═════ GIVEN MATERIAL ═════

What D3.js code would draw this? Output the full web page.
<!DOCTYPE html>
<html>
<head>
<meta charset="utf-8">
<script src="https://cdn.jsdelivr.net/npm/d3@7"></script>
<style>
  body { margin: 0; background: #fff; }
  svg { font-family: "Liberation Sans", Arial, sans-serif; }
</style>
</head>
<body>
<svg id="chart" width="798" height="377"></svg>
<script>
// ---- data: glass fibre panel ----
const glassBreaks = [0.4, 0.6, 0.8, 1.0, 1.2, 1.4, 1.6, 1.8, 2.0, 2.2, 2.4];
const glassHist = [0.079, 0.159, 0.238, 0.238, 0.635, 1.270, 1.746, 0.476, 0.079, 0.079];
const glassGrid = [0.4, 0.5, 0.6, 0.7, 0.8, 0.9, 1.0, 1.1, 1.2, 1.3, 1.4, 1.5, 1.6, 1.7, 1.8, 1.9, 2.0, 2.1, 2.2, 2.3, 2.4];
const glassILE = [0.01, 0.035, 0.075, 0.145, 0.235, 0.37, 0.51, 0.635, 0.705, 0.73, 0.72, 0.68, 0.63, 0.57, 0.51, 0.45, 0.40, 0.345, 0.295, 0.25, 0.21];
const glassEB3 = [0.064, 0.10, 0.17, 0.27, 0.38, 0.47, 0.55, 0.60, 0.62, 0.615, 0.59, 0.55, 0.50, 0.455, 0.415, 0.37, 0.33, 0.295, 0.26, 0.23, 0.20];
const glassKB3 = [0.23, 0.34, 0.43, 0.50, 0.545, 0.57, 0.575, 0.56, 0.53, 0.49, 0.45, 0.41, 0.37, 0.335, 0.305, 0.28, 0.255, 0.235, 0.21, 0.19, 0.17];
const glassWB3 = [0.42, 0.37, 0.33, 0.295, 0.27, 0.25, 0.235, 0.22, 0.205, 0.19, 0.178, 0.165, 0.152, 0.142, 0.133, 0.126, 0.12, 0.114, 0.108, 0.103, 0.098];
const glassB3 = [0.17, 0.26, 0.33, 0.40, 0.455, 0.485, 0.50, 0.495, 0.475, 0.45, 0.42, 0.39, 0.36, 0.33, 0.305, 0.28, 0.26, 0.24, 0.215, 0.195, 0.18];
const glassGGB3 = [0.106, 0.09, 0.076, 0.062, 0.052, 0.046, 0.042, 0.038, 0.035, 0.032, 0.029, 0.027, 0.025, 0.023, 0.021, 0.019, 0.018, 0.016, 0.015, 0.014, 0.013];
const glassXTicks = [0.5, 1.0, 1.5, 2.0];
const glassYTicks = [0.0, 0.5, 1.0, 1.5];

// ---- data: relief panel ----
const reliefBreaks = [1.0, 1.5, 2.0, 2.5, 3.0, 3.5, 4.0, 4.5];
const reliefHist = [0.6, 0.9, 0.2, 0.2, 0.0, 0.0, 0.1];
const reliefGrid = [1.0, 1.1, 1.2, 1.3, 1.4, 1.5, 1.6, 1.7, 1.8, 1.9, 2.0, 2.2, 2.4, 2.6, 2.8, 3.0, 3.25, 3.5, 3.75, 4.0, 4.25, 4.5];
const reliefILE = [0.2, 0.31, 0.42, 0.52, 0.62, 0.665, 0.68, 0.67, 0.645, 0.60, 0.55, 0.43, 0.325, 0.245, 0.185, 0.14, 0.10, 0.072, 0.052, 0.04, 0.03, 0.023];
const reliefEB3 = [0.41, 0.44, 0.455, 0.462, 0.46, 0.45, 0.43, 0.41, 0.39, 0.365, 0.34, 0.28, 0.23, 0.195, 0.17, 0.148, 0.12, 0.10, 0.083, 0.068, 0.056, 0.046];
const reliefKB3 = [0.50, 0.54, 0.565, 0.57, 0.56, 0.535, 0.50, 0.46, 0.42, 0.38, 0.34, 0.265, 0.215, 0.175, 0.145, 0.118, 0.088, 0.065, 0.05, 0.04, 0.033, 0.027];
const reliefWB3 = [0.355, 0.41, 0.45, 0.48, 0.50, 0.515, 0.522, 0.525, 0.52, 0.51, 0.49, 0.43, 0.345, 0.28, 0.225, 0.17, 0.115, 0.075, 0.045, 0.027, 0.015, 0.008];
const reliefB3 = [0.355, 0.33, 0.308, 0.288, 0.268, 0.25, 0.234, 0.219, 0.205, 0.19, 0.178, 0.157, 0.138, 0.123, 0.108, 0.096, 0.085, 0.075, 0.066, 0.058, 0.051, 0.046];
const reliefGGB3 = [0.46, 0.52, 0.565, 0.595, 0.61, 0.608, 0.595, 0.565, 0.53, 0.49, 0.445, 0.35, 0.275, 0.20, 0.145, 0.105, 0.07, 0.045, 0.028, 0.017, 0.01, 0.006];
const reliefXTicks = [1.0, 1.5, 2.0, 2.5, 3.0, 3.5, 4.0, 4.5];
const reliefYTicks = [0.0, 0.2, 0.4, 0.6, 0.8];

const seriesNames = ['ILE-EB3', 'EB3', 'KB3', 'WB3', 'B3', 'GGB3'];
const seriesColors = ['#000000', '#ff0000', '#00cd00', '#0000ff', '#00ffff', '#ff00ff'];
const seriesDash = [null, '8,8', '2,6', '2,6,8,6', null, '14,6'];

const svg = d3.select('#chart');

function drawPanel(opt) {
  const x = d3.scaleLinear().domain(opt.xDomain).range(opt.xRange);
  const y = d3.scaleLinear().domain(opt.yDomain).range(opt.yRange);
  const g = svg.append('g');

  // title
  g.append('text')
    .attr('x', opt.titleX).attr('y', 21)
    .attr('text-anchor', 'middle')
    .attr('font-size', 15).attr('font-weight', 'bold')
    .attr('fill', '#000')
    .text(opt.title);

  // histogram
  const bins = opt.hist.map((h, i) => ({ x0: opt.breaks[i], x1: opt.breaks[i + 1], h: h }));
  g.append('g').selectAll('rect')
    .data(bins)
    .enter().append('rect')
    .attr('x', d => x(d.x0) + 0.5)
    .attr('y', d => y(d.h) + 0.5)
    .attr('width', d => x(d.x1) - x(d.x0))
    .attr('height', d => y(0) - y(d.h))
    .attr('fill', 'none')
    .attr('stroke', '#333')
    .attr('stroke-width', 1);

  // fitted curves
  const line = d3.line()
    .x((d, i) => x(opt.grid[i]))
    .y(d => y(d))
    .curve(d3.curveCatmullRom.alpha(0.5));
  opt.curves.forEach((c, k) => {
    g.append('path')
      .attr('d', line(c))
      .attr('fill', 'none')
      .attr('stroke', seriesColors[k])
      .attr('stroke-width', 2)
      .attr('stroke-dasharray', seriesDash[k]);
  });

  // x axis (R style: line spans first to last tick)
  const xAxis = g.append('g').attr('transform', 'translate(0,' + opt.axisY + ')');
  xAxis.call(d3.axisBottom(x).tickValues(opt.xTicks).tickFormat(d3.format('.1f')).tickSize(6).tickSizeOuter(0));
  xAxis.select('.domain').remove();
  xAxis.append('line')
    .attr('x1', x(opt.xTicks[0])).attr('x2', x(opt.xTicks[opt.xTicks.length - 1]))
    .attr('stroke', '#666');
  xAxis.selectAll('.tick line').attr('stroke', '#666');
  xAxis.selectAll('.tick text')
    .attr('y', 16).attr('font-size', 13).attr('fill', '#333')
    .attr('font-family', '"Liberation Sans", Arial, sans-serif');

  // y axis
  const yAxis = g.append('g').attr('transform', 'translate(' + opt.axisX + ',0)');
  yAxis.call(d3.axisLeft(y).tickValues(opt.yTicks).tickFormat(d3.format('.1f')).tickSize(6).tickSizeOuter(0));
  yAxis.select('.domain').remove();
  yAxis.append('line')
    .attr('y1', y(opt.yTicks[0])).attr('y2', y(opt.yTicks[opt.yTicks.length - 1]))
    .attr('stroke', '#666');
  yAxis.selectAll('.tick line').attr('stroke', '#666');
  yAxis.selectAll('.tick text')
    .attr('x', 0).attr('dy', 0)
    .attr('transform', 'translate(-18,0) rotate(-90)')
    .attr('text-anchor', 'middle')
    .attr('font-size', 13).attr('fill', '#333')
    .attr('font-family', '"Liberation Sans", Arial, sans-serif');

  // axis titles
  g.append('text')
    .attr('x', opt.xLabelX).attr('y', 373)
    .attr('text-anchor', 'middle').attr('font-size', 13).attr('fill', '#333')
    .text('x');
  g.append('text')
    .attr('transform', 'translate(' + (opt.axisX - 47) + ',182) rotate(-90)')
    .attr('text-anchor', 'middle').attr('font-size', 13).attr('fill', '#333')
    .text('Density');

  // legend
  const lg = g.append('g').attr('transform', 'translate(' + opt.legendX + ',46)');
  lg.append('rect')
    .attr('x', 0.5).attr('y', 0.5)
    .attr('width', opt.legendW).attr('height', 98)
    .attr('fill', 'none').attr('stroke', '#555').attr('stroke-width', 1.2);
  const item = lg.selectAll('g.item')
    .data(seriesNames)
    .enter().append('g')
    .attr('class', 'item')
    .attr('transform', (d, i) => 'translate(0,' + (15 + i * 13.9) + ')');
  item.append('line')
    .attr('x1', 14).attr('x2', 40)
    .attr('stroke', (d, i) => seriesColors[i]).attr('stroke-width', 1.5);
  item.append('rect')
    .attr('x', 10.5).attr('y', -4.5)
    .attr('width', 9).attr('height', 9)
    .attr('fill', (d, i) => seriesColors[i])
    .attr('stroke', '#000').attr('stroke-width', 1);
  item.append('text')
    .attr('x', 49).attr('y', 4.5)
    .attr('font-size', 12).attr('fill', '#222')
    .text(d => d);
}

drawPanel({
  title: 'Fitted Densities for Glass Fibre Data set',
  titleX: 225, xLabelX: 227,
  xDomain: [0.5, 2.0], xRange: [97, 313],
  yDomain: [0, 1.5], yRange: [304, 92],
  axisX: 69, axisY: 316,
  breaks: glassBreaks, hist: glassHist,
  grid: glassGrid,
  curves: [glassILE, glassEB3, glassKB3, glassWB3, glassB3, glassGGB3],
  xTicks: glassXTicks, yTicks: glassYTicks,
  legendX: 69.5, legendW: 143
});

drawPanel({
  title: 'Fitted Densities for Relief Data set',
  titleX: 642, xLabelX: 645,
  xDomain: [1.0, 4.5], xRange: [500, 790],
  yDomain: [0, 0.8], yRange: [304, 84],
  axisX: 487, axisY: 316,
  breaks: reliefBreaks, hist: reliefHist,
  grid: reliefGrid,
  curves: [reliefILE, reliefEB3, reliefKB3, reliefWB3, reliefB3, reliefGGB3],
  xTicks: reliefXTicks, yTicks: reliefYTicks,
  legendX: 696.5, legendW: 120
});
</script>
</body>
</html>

═════

__TASK DETAILS__:
Please give an exact restatement of only the lines from the beginning of the material above to the line with "const glassYTicks = [0.0, 0.5, 1.0, 1.5];", inclusive.

__TASK ANSWER__:
What D3.js code would draw this? Output the full web page.
<!DOCTYPE html>
<html>
<head>
<meta charset="utf-8">
<script src="https://cdn.jsdelivr.net/npm/d3@7"></script>
<style>
  body { margin: 0; background: #fff; }
  svg { font-family: "Liberation Sans", Arial, sans-serif; }
</style>
</head>
<body>
<svg id="chart" width="798" height="377"></svg>
<script>
// ---- data: glass fibre panel ----
const glassBreaks = [0.4, 0.6, 0.8, 1.0, 1.2, 1.4, 1.6, 1.8, 2.0, 2.2, 2.4];
const glassHist = [0.079, 0.159, 0.238, 0.238, 0.635, 1.270, 1.746, 0.476, 0.079, 0.079];
const glassGrid = [0.4, 0.5, 0.6, 0.7, 0.8, 0.9, 1.0, 1.1, 1.2, 1.3, 1.4, 1.5, 1.6, 1.7, 1.8, 1.9, 2.0, 2.1, 2.2, 2.3, 2.4];
const glassILE = [0.01, 0.035, 0.075, 0.145, 0.235, 0.37, 0.51, 0.635, 0.705, 0.73, 0.72, 0.68, 0.63, 0.57, 0.51, 0.45, 0.40, 0.345, 0.295, 0.25, 0.21];
const glassEB3 = [0.064, 0.10, 0.17, 0.27, 0.38, 0.47, 0.55, 0.60, 0.62, 0.615, 0.59, 0.55, 0.50, 0.455, 0.415, 0.37, 0.33, 0.295, 0.26, 0.23, 0.20];
const glassKB3 = [0.23, 0.34, 0.43, 0.50, 0.545, 0.57, 0.575, 0.56, 0.53, 0.49, 0.45, 0.41, 0.37, 0.335, 0.305, 0.28, 0.255, 0.235, 0.21, 0.19, 0.17];
const glassWB3 = [0.42, 0.37, 0.33, 0.295, 0.27, 0.25, 0.235, 0.22, 0.205, 0.19, 0.178, 0.165, 0.152, 0.142, 0.133, 0.126, 0.12, 0.114, 0.108, 0.103, 0.098];
const glassB3 = [0.17, 0.26, 0.33, 0.40, 0.455, 0.485, 0.50, 0.495, 0.475, 0.45, 0.42, 0.39, 0.36, 0.33, 0.305, 0.28, 0.26, 0.24, 0.215, 0.195, 0.18];
const glassGGB3 = [0.106, 0.09, 0.076, 0.062, 0.052, 0.046, 0.042, 0.038, 0.035, 0.032, 0.029, 0.027, 0.025, 0.023, 0.021, 0.019, 0.018, 0.016, 0.015, 0.014, 0.013];
const glassXTicks = [0.5, 1.0, 1.5, 2.0];
const glassYTicks = [0.0, 0.5, 1.0, 1.5];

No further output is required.